Это подозрение, однако, не носит естественного, самопроизвольного характера. На деле оно подкрепляется той интеллектуальной констелляцией, которая бесконечно далека от того, что Пятигорский пытается обозначить в качестве "политической рефлексии", и которая в то же время характеризует то, что в современной России называется "политическим дискурсом" и "политической аналитикой". Философия, заметим сразу, исключена из режима рационализации политики и политики как таковой - либо в качестве излишка (как то, для чего политика - это слишком "низко"), либо в качестве недостатка (как то, что не дотягивает до политики). В этом отношении Пятигорский, конечно, так же излишен.

По сути, тот режим "мышления о политическом", который избирается Пятигорским, не предполагает скорого ответа здесь и сейчас именно потому, что он "трансверсален", "поперечен" по отношению к устоявшимся (и не только в России) интеллектуальным практикам "приложения ума", его аппликации в тех иных "прикладных" сферах, предполагающих некое интеллектуальное нисхождение от вершин теоретической философии к философии социальной, экономической, политической и т.п.
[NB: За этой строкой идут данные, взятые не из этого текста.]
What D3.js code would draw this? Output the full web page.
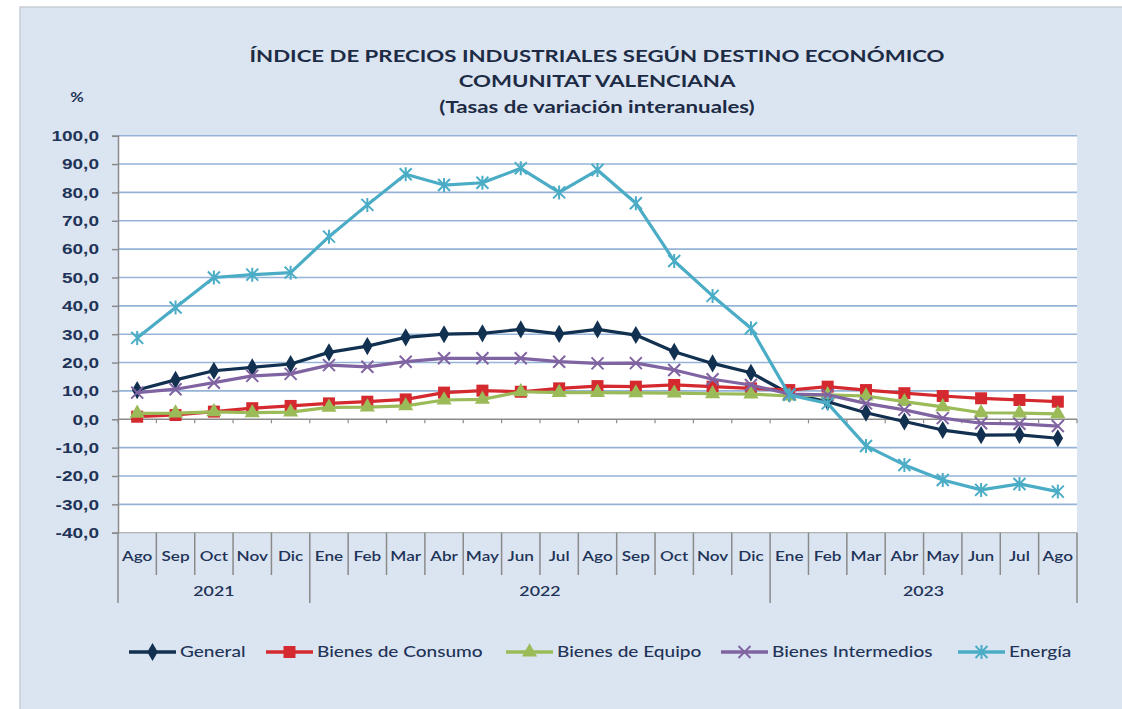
<!DOCTYPE html>
<html>
<head>
<meta charset="utf-8">
<script src="https://cdn.jsdelivr.net/npm/d3@7"></script>
<style>
  body { margin: 0; background: #ffffff; }
  svg { display: block; font-family: Lato, "Open Sans", sans-serif; }
</style>
</head>
<body>
<svg id="chart" width="1122" height="709"></svg>
<script>
// Months shown on the x axis (Ago 2021 .. Ago 2023)
const months = ["Ago","Sep","Oct","Nov","Dic","Ene","Feb","Mar","Abr","May","Jun","Jul","Ago",
                "Sep","Oct","Nov","Dic","Ene","Feb","Mar","Abr","May","Jun","Jul","Ago"];
const years = [{label: "2021", from: 0, to: 5}, {label: "2022", from: 5, to: 17}, {label: "2023", from: 17, to: 25}];
const yTicks = [100, 90, 80, 70, 60, 50, 40, 30, 20, 10, 0, -10, -20, -30, -40];

// Values
const general     = [10.3, 13.9, 17.1, 18.3, 19.5, 23.6, 25.8, 28.9, 30.0, 30.3, 31.7, 30.1, 31.7,
                     29.7, 23.8, 19.7, 16.4, 9.0, 6.2, 2.3, -0.8, -3.8, -5.6, -5.5, -6.7];
const consumo     = [0.9, 1.5, 2.7, 3.9, 4.7, 5.6, 6.2, 7.0, 9.4, 10.1, 9.7, 10.9, 11.7,
                     11.5, 12.1, 11.5, 10.9, 10.3, 11.5, 10.3, 9.2, 8.2, 7.4, 6.8, 6.2];
const equipo      = [2.1, 2.2, 2.6, 2.3, 2.5, 4.2, 4.3, 4.7, 6.8, 7.0, 9.7, 9.4, 9.4,
                     9.3, 9.2, 9.0, 8.9, 8.2, 8.6, 8.2, 6.2, 4.4, 2.3, 2.2, 1.9];
const intermedios = [9.4, 10.6, 12.9, 15.3, 16.0, 19.1, 18.5, 20.3, 21.5, 21.5, 21.5, 20.3, 19.7,
                     19.8, 17.4, 14.1, 12.1, 8.9, 8.6, 5.6, 3.3, 0.4, -1.4, -1.6, -2.4];
const energia     = [28.7, 39.4, 50.0, 51.0, 51.7, 64.4, 75.6, 86.4, 82.6, 83.4, 88.5, 80.0, 87.9,
                     76.2, 55.8, 43.5, 32.1, 8.6, 5.6, -9.4, -16.1, -21.4, -24.9, -22.8, -25.5];

const series = [
  {name: "General", values: general, color: "#12304f", marker: "diamond"},
  {name: "Bienes de Consumo", values: consumo, color: "#d42a2f", marker: "square"},
  {name: "Bienes de Equipo", values: equipo, color: "#9bbb59", marker: "triangle"},
  {name: "Bienes Intermedios", values: intermedios, color: "#8064a2", marker: "cross"},
  {name: "Energía", values: energia, color: "#4bacc6", marker: "star"}
];

const svg = d3.select("#chart");
const textColor = "#1f3458";
const SX = 1.27; // the original picture is stretched sideways, so is the text

// text layer scaled horizontally; x positions are divided by SX
const textLayer = () => svg.append("g").attr("transform", `scale(${SX},1)`);

// Panel background
svg.append("rect").attr("x", 20).attr("y", 7).attr("width", 1110).attr("height", 710)
  .attr("fill", "#dbe5f1").attr("stroke", "#c9cdd3").attr("stroke-width", 1.5);

const plot = {left: 118, right: 1077, top: 135.7, bottom: 532.7};

const x = d3.scaleBand().domain(d3.range(months.length)).range([plot.left, plot.right]);
const y = d3.scaleLinear().domain([-40, 100]).range([plot.bottom, plot.top]);

// Plot area
svg.append("rect").attr("x", plot.left).attr("y", plot.top)
  .attr("width", plot.right - plot.left).attr("height", plot.bottom - plot.top).attr("fill", "#ffffff");

// Gridlines
svg.append("g").selectAll("line").data(yTicks.filter(d => d !== 0 && d !== -40)).join("line")
  .attr("x1", plot.left).attr("x2", plot.right)
  .attr("y1", d => y(d)).attr("y2", d => y(d))
  .attr("stroke", "#95b3d7").attr("stroke-width", 1.6);

// Y axis
const yAxis = svg.append("g").attr("transform", `translate(${plot.left},0)`)
  .call(d3.axisLeft(y).tickValues(yTicks).tickSize(6)
    .tickFormat(d => d3.format(".1f")(d).replace(".", ",").replace("−", "-")));
yAxis.select(".domain").attr("stroke", "#8a8a8a").attr("stroke-width", 1.5);
yAxis.selectAll(".tick line").attr("stroke", "#8a8a8a").attr("stroke-width", 1.5);
yAxis.selectAll("text").attr("fill", textColor).attr("font-size", 15).attr("font-weight", 600)
  .attr("x", -19 / SX).attr("transform", `scale(${SX},1)`);

// Zero line with small ticks at category boundaries
svg.append("line").attr("x1", plot.left).attr("x2", plot.right)
  .attr("y1", y(0)).attr("y2", y(0)).attr("stroke", "#8a8a8a").attr("stroke-width", 1.5);
svg.append("g").selectAll("line").data(d3.range(months.length + 1)).join("line")
  .attr("x1", i => plot.left + i * x.step()).attr("x2", i => plot.left + i * x.step())
  .attr("y1", y(0)).attr("y2", y(0) + 4).attr("stroke", "#8a8a8a").attr("stroke-width", 1.2);

// Bottom category band
svg.append("line").attr("x1", plot.left).attr("x2", plot.right)
  .attr("y1", plot.bottom).attr("y2", plot.bottom).attr("stroke", "#a0a0a0").attr("stroke-width", 1);
const yearBounds = new Set(years.map(d => d.from).concat([months.length]));
svg.append("g").selectAll("line").data(d3.range(months.length + 1)).join("line")
  .attr("x1", i => plot.left + i * x.step()).attr("x2", i => plot.left + i * x.step())
  .attr("y1", plot.bottom).attr("y2", i => yearBounds.has(i) ? 603 : 575)
  .attr("stroke", "#8a8a8a").attr("stroke-width", 1.5);

textLayer().selectAll("text").data(months).join("text")
  .attr("x", (d, i) => (x(i) + x.bandwidth() / 2) / SX).attr("y", 561)
  .attr("text-anchor", "middle").attr("font-size", 13.5).attr("font-weight", 600)
  .attr("fill", textColor).text(d => d);

textLayer().selectAll("text").data(years).join("text")
  .attr("x", d => (plot.left + (d.from + d.to) / 2 * x.step()) / SX).attr("y", 596)
  .attr("text-anchor", "middle").attr("font-size", 14).attr("font-weight", 600)
  .attr("fill", textColor).text(d => d.label);

// Title
const titleLines = ["ÍNDICE DE PRECIOS INDUSTRIALES SEGÚN DESTINO ECONÓMICO",
                    "COMUNITAT VALENCIANA", "(Tasas de variación interanuales)"];
textLayer().selectAll("text").data(titleLines).join("text")
  .attr("x", 597 / SX).attr("y", (d, i) => 62 + i * 25.5)
  .attr("text-anchor", "middle").attr("font-size", 17.5).attr("font-weight", 700)
  .attr("fill", "#1d2b45").text(d => d);

textLayer().append("text").attr("x", 77 / SX).attr("y", 102).attr("text-anchor", "middle")
  .attr("font-size", 13).attr("font-weight", 700).attr("fill", textColor).text("%");

// Marker drawing
function drawMarker(g, type, color) {
  if (type === "diamond") {
    g.append("path").attr("d", d3.symbol(d3.symbolDiamond, 95)()).attr("fill", color);
  } else if (type === "square") {
    g.append("rect").attr("x", -6).attr("y", -6).attr("width", 12).attr("height", 12).attr("fill", color);
  } else if (type === "triangle") {
    g.append("path").attr("d", d3.symbol(d3.symbolTriangle, 100)()).attr("fill", color);
  } else if (type === "cross") {
    g.append("path").attr("d", "M-6,-6L6,6M-6,6L6,-6").attr("stroke", color).attr("stroke-width", 2);
  } else {
    g.append("path").attr("d", "M-6,-6L6,6M-6,6L6,-6M0,-7L0,7").attr("stroke", color).attr("stroke-width", 2);
  }
}

const line = d3.line().x((d, i) => x(i) + x.bandwidth() / 2).y(d => y(d));

series.forEach(s => {
  const g = svg.append("g");
  g.append("path").datum(s.values).attr("d", line)
    .attr("fill", "none").attr("stroke", s.color).attr("stroke-width", 3.2).attr("stroke-linejoin", "round");
  g.selectAll("g").data(s.values).join("g")
    .attr("transform", (d, i) => `translate(${x(i) + x.bandwidth() / 2},${y(d)})`)
    .each(function () { drawMarker(d3.select(this), s.marker, s.color); });
});

// Legend
const legendX = [129, 266, 506, 721, 958];
const legend = svg.append("g").selectAll("g").data(series).join("g")
  .attr("transform", (d, i) => `translate(${legendX[i]},652)`);
legend.append("line").attr("x1", 0).attr("x2", 47).attr("stroke", d => d.color).attr("stroke-width", 3.5);
legend.append("g").attr("transform", "translate(23.5,0)")
  .each(function (d) { drawMarker(d3.select(this), d.marker, d.color); });
textLayer().selectAll("text").data(series).join("text")
  .attr("x", (d, i) => (legendX[i] + 51) / SX).attr("y", 657.5)
  .attr("font-size", 15).attr("font-weight", 500)
  .attr("fill", textColor).text(d => d.name);
</script>
</body>
</html>
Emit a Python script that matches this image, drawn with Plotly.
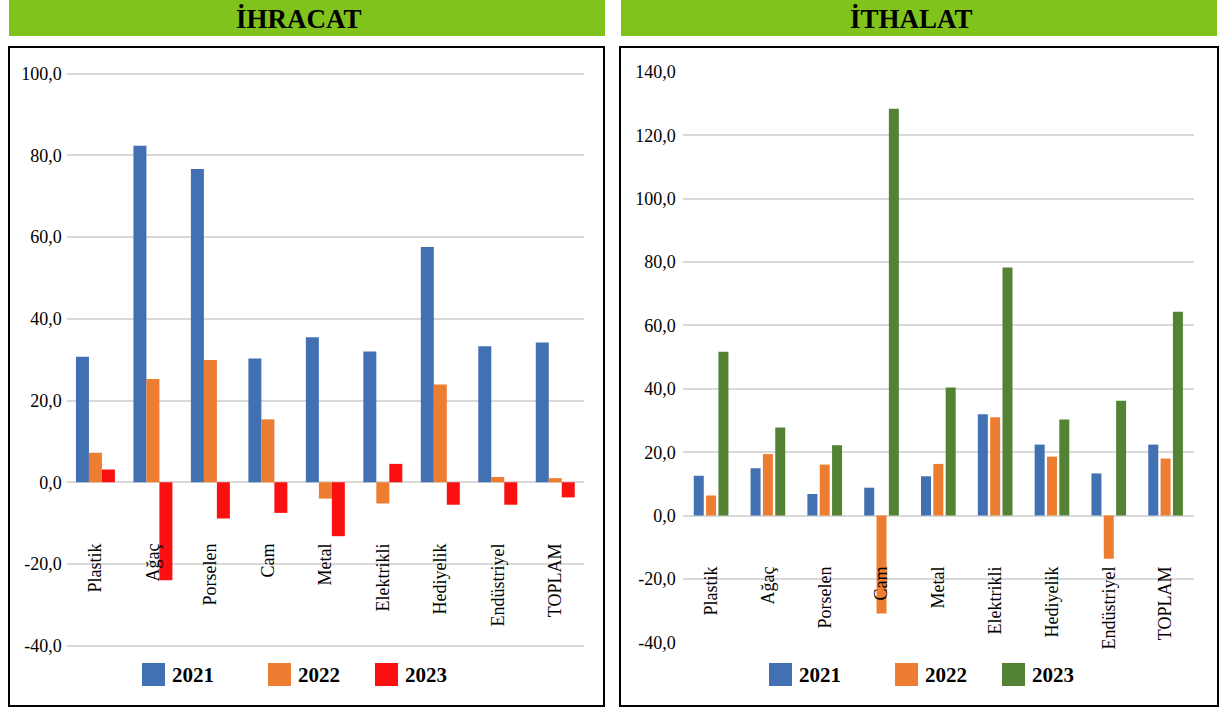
import plotly.graph_objects as go

# ---------------- data ----------------
categories = ["Plastik", "Ağaç", "Porselen", "Cam", "Metal", "Elektrikli",
              "Hediyelik", "Endüstriyel", "TOPLAM"]
years = ["2021", "2022", "2023"]

ihracat_2021 = [30.7, 82.4, 76.7, 30.3, 35.5, 32.0, 57.6, 33.3, 34.2]
ihracat_2022 = [7.2, 25.3, 29.9, 15.4, -4.0, -5.2, 23.9, 1.3, 1.0]
ihracat_2023 = [3.1, -24.0, -8.9, -7.5, -13.2, 4.5, -5.5, -5.5, -3.7]

ithalat_2021 = [12.6, 14.9, 6.8, 8.8, 12.4, 32.0, 22.4, 13.3, 22.4]
ithalat_2022 = [6.3, 19.4, 16.1, -30.9, 16.3, 31.0, 18.6, -13.6, 18.0]
ithalat_2023 = [51.7, 27.8, 22.2, 128.4, 40.4, 78.3, 30.3, 36.2, 64.3]

left_ticks = [-40, -20, 0, 20, 40, 60, 80, 100]
left_ticktext = ["-40,0", "-20,0", "0,0", "20,0", "40,0", "60,0", "80,0", "100,0"]
right_ticks = [-40, -20, 0, 20, 40, 60, 80, 100, 120, 140]
right_ticktext = ["-40,0", "-20,0", "0,0", "20,0", "40,0", "60,0", "80,0",
                  "100,0", "120,0", "140,0"]

# ---------------- style ----------------
W, H = 1224, 711
BLUE, ORANGE, RED, GREEN = "#4170B3", "#ED7D31", "#FA1010", "#548235"
HEAD = "#80C31C"
GRID = "#D9D9D9"
FONT = "Liberation Serif, Times New Roman, serif"


def X(px):
    return px / W


def Y(py):
    return 1 - py / H


fig = go.Figure()

lw = 0.226
for vals, col, k in [(ihracat_2021, BLUE, -1), (ihracat_2022, ORANGE, 0), (ihracat_2023, RED, 1)]:
    fig.add_trace(go.Bar(x=categories, y=vals, xaxis="x", yaxis="y",
                         marker=dict(color=col, line=dict(width=0)),
                         width=lw, offset=k * lw - lw / 2, showlegend=False))

rw = 0.176
slot = 0.217
for vals, col, k in [(ithalat_2021, BLUE, -1), (ithalat_2022, ORANGE, 0), (ithalat_2023, GREEN, 1)]:
    fig.add_trace(go.Bar(x=categories, y=vals, xaxis="x2", yaxis="y2",
                         marker=dict(color=col, line=dict(width=0)),
                         width=rw, offset=k * slot - rw / 2, showlegend=False))

tickfont = dict(family=FONT, size=18, color="#000000")

fig.update_layout(
    width=W, height=H, margin=dict(l=0, r=0, t=0, b=0, pad=0, autoexpand=False),
    paper_bgcolor="white", plot_bgcolor="white", barmode="overlay",
    showlegend=False,
    xaxis=dict(domain=[X(66.7), X(584)], anchor="free", position=Y(539),
               type="category", showgrid=False, showline=False, ticks="",
               tickangle=-90, tickfont=tickfont, zeroline=False, automargin=False),
    yaxis=dict(domain=[Y(645.7 + 1.2), Y(73.7 - 1.2)], anchor="x", range=[-40.3, 100.3],
               tickvals=left_ticks, ticktext=left_ticktext, tickfont=tickfont,
               showgrid=True, gridcolor=GRID, gridwidth=1.5,
               zeroline=True, zerolinecolor=GRID, zerolinewidth=1.5,
               showline=False, ticks="", ticklabelstandoff=4, automargin=False),
    xaxis2=dict(domain=[X(682.7), X(1194)], anchor="free", position=Y(562),
                type="category", showgrid=False, showline=False, ticks="",
                tickangle=-90, tickfont=tickfont, zeroline=False, automargin=False),
    yaxis2=dict(domain=[Y(642.3 + 0.95), Y(72 - 0.95)], anchor="x2", range=[-40.3, 140.3],
                tickvals=right_ticks, ticktext=right_ticktext, tickfont=tickfont,
                showgrid=True, gridcolor=GRID, gridwidth=1.5,
                zeroline=True, zerolinecolor=GRID, zerolinewidth=1.5,
                showline=False, ticks="", ticklabelstandoff=6, automargin=False),
)

shapes = []
annotations = []

for x0, x1, title, cx in [(9, 605, "İHRACAT", 299), (621, 1217, "İTHALAT", 911)]:
    shapes.append(dict(type="rect", xref="paper", yref="paper",
                       x0=X(x0), x1=X(x1), y0=Y(36), y1=Y(0),
                       fillcolor=HEAD, line=dict(width=0), layer="below"))
    annotations.append(dict(xref="paper", yref="paper", x=X(cx), y=Y(18.5),
                            text="<b>%s</b>" % title, showarrow=False,
                            xanchor="center", yanchor="middle",
                            font=dict(family=FONT, size=27, color="#000000")))

for x0, x1 in [(9, 604), (620, 1218)]:
    shapes.append(dict(type="rect", xref="paper", yref="paper",
                       x0=X(x0), x1=X(x1), y0=Y(706), y1=Y(47),
                       line=dict(color="#000000", width=2), fillcolor="rgba(0,0,0,0)"))

for base, cols in [(142, [BLUE, ORANGE, RED]), (769, [BLUE, ORANGE, GREEN])]:
    for off, col, yr in zip([0, 126, 233], cols, years):
        sx = base + off
        shapes.append(dict(type="rect", xref="paper", yref="paper",
                           x0=X(sx), x1=X(sx + 23), y0=Y(686), y1=Y(663),
                           fillcolor=col, line=dict(width=0)))
        annotations.append(dict(xref="paper", yref="paper", x=X(sx + 28), y=Y(675),
                                text="<b>%s</b>" % yr, showarrow=False,
                                xanchor="left", yanchor="middle",
                                font=dict(family=FONT, size=21, color="#000000")))

fig.update_layout(shapes=shapes, annotations=annotations)

post = "document.documentElement.style.margin='0';document.body.style.margin='0';"

fig.write_html("out.html", post_script=post, config={"displayModeBar": False})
Подобные практики структурированы как в социальном отношении, так и идеологически.

В целом то, что в современной России можно условно назвать сферой "политического мышления", если даже вывести за скобки механизмы функционирования данного мышления (как производства/потребления), образует некую окружность, в которой одна дуга представляется движением от "теоретического плана (ресурса)" "вниз" к интерпретируемым практике или событиям (например, политическим), а другая - перспективным, желаемым движением вверх, в котором результаты интеллектуальных аппликаций сами интерпретируются в качестве зародыша власти, ее элементарной стихии и заявки на власть.

Сама эта окружность, recycling современного российского политического мышления, социально сегментирующийся на неотчетливые отсеки "аналитики", "комментирования", "проектирования" и т.п., представляет собой систему фильтрации, в которой главным фильтром выступает сама обратимость, то есть сохраняемая в качестве условия необходимость обращения "ума" во власть, но только в более "умную" власть. Но мотором, источником этой обратимости является неанализируемая власть как таковая, вынесенная за пределы круга, представленная в качестве натурального и вечного центра, вокруг которой "политический философ" кружит, как бабочка вокруг лампы, не в силах к ней приблизиться, но надеясь на нее упасть. Поэтому-то обратимость "от теории к политике" должна, как предполагается, реализоваться не столько в материале самой политики и самого мышления, сколько в материале их агентов. Сами по себе политика и мышление имеют минимальное содержание, они беспредметны именно потому, что предельно личны, хотя эти личности не имеют никакого значения.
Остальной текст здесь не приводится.